## BEGIN

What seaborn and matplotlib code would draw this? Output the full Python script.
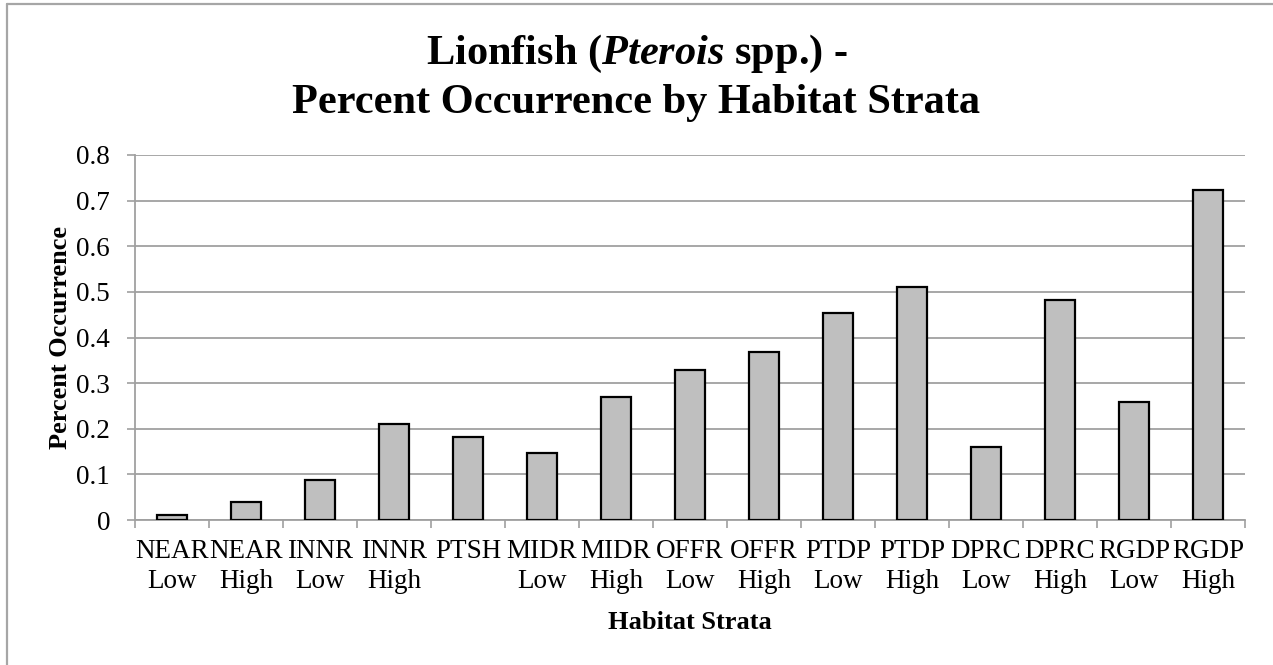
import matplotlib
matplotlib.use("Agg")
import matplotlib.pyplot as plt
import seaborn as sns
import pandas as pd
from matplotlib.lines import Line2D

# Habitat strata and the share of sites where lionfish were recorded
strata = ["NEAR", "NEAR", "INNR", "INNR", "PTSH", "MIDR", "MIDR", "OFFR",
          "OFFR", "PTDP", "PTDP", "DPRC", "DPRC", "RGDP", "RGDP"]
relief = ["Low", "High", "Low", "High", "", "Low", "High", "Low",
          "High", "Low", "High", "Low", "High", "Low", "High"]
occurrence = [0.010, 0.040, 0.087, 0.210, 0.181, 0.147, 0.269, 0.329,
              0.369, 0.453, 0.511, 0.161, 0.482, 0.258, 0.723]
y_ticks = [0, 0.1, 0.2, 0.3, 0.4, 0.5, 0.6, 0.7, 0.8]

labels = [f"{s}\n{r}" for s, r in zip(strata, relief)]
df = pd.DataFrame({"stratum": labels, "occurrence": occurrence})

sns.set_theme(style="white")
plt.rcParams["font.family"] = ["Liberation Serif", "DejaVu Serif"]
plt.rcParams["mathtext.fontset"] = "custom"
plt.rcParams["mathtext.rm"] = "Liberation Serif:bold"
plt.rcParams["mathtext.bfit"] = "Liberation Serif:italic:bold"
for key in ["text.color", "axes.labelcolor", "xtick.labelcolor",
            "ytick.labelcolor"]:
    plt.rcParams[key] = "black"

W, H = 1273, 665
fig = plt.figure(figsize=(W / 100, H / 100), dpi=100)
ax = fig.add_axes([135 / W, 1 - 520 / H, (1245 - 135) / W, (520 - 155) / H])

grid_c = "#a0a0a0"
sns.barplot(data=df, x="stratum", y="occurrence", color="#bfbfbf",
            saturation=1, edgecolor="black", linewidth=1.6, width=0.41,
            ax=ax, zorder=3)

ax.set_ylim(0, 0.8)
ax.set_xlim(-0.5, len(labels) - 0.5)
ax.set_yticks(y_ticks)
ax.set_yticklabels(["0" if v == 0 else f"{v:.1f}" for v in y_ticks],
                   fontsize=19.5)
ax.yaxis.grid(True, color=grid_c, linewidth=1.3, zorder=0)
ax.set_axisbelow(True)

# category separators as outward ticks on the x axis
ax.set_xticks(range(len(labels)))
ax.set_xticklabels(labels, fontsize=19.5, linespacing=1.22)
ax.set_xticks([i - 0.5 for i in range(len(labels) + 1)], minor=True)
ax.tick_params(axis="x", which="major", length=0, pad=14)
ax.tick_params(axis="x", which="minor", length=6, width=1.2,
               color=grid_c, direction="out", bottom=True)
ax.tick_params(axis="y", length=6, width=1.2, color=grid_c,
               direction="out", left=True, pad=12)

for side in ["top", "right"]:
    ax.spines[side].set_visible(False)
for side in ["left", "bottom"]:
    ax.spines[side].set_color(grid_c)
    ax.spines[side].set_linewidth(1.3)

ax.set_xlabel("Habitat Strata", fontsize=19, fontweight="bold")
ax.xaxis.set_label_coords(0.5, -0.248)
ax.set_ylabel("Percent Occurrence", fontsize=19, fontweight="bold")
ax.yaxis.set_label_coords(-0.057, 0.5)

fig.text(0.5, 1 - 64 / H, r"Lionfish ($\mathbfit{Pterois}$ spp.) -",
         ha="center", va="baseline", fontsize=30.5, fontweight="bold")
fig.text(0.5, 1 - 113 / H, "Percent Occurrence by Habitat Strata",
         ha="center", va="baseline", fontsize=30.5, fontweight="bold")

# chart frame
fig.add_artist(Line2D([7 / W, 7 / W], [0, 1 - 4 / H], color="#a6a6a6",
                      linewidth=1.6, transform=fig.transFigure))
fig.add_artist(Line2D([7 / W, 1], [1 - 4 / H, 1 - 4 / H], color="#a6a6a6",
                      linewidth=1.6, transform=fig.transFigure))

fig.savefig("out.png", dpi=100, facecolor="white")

## END

- Task description: Copy nothing but the lines from the top of the material through the line holding "from matplotlib.lines import Line2D", exactly as written; omit pictures.

- Final answer:
What seaborn and matplotlib code would draw this? Output the full Python script.
import matplotlib
matplotlib.use("Agg")
import matplotlib.pyplot as plt
import seaborn as sns
import pandas as pd
from matplotlib.lines import Line2D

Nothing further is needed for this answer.